If They See Angels
We were in the kitchen, my Dad and the baby and I. I think it was my brother Peter who was a baby at the time. There was always a baby in the house, always until I was 16 years old. At the time, I was only about 8.
The house was the first one I lived in and the first one my Dad ever built; a beautiful two-storied structure with an amazing upper deck that looked out over rolling hills. We could sit on that deck and watch a storm roll in from miles and miles away, watching from the first dark cloud with the silent glance of a lightning bolt bursting inside it, to the thunder that crashed around us and the rain that pelted our skin and sent us running, laughing, indoors.
That morning when my Dad and I were in the kitchen was a moment which has stuck in my mind like a bit of film reel, as some memories tend to do. The baby was in a mechanical swing, going back and forth and back and forth. The swing was one you had to crank to start. So without fail every time the baby was drifting off to sleep the swing would run out of power and come to a stop, and if the baby woke up at all from the loss of motion than he woke up completely from the loud 'crank crank' of starting the swing up again, tiny arms and fingers springing out in front of him in the startled way that babies have.
We were watching the baby, swinging quietly away. His eyes were staring straight ahead and a peaceful look was on his face. My Dad said, "I wonder if he's seeing an angel."
I looked at my Dad; puzzled, quizzical. He explained:
"Angels could be all around us, at any minute, so what if babies are able to see them because they can't talk about them? Just look at the way Peter's staring off in front of him.

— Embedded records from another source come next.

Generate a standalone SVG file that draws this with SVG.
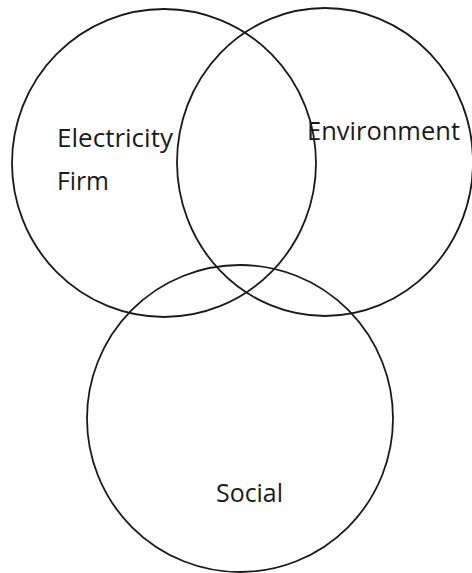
<svg xmlns="http://www.w3.org/2000/svg" width="472" height="573" viewBox="0 0 472 573">
<style>
.c{fill:none;stroke:#1a1a1a;stroke-width:1.8}
.t{font-family:"Open Sans","Noto Sans",sans-serif;font-size:25px;fill:#1a1a1a}
</style>
<rect width="472" height="573" fill="#ffffff"/>
<g id="electricity-firm">
<ellipse class="c" cx="164" cy="163" rx="152" ry="154"/>
<text class="t" x="57" y="147" textLength="116" lengthAdjust="spacingAndGlyphs">Electricity</text>
<text class="t" x="57" y="190" textLength="52" lengthAdjust="spacingAndGlyphs">Firm</text>
</g>
<g id="environment">
<ellipse class="c" cx="325" cy="162" rx="148" ry="154"/>
<text class="t" x="307" y="140" textLength="153" lengthAdjust="spacingAndGlyphs">Environment</text>
</g>
<g id="social">
<ellipse class="c" cx="240" cy="418.5" rx="153" ry="153.5"/>
<text class="t" x="216" y="502" textLength="67" lengthAdjust="spacingAndGlyphs">Social</text>
</g>
<g id="connectors"/>
</svg>
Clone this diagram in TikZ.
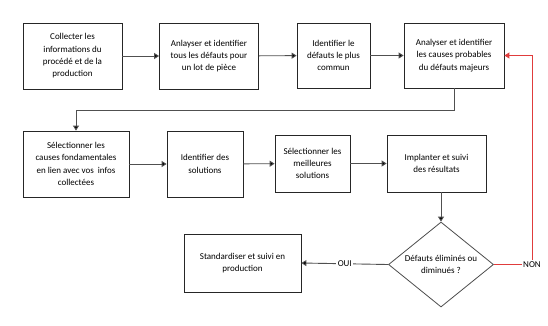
\documentclass[tikz,border=0pt]{standalone}
\usepackage{fontspec}
\setmainfont{Carlito}
\usetikzlibrary{arrows.meta,shapes.geometric}
\definecolor{lineg}{HTML}{505050}
\definecolor{nonred}{HTML}{E03C3C}
\begin{document}
\begin{tikzpicture}[x=1pt,y=-1pt,
  box/.style={draw=black!85,line width=0.8pt,inner sep=0pt,align=center,font=\fontsize{9}{12.3}\selectfont},
  conn/.style={draw=lineg,line width=0.9pt,-{Triangle[length=5pt,width=6pt,fill=black]}},
  redconn/.style={draw=nonred,line width=0.9pt,-{Triangle[length=5pt,width=6pt,fill=nonred]}},
  lbl/.style={fill=white,inner sep=1.5pt,font=\fontsize{9}{12.3}\selectfont}]
\useasboundingbox (0,0) rectangle (548,325);
\node[box,minimum width=99pt,minimum height=66pt] (b1) at (72.5,56) {Collecter les\\informations du\\procédé et de la\\production};
\node[box,minimum width=99pt,minimum height=66pt] (b2) at (209,56) {Anlayser et identifier\\tous les défauts pour\\un lot de pièce};
\node[box,minimum width=73pt,minimum height=65pt] (b3) at (333.5,55.5) {Identifier le\\défauts le plus\\commun};
\node[box,minimum width=100pt,minimum height=65pt] (b4) at (454,55.5) {Analyser et identifier\\les causes probables\\du défauts majeurs};
\node[box,minimum width=106pt,minimum height=66pt] (b5) at (76,164) {Sélectionner les\\causes fondamentales\\en lien avec vos\ \ infos\\collectées};
\node[box,minimum width=76pt,minimum height=66pt] (b6) at (205,164) {Identifier des\\solutions};
\node[box,minimum width=75pt,minimum height=57pt] (b7) at (312.5,163.5) {Sélectionner les\\meilleures\\solutions};
\node[box,minimum width=99pt,minimum height=57pt] (b8) at (436.5,163.5) {Implanter et suivi\\des résultats};
\node[diamond,draw=black!70,line width=0.8pt,inner sep=0pt,minimum width=105pt,minimum height=85pt] (d) at (441,264.5) {};
\node[align=center,inner sep=0pt,font=\fontsize{9}{12.3}\selectfont] (dt) at (441,264.5) {Défauts éliminés ou\\diminués ?};
\node[box,minimum width=117pt,minimum height=58pt] (b9) at (242.5,263) {Standardiser et suivi en\\production};
\coordinate (turn) at (0,110);
\coordinate (nonc) at (532,264.5);
\draw[conn] (b1) -- (b2);
\draw[conn] (b2) -- (b3);
\draw[conn] (b3) -- (b4);
\draw[conn] (b4.south) |- (turn -| b5.north) -- (b5.north);
\draw[conn] (b5) -- (b6);
\draw[conn] (b6) -- (b7);
\draw[conn] (b7) -- (b8);
\draw[conn] (b8.south -| d.north) -- (d.north);
\draw[conn] (d.west) -- node[lbl] (oui) {OUI} (b9.east);
\draw[redconn] (d.east) -- (nonc) |- (b4.east);
\node[lbl,inner sep=1.5pt] (non) at (nonc) {NON};
\end{tikzpicture}
\end{document}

What is he looking at? What if he sees an angel that is watching over us right now?"
"I never thought of that. Wow," I said.
"It's a thought. Maybe it's true or maybe it isn't. It makes me wonder. No one remembers anything when they are a baby. We see and forget, so what if we saw angels but couldn't say anything about it and just forgot over time, as they stopped appearing to us as we grew older?"
"I like that thought," I said. "Babies seeing angels."
My Dad smiled. We both knew that it could be a silly thought, but it was a beautiful one, whether silly or true. We didn't know. We couldn't know, not this side of heaven, without a bit of divine intervention. Maybe other people have had the same thought before. In any case, it's a thought which has stuck with me and which I love. So many ideas need a little faith and a little imagination and they can become wondrous things. I'm glad my Dad never grew out of having those kinds of ideas. I fully hope I never grow out of them either.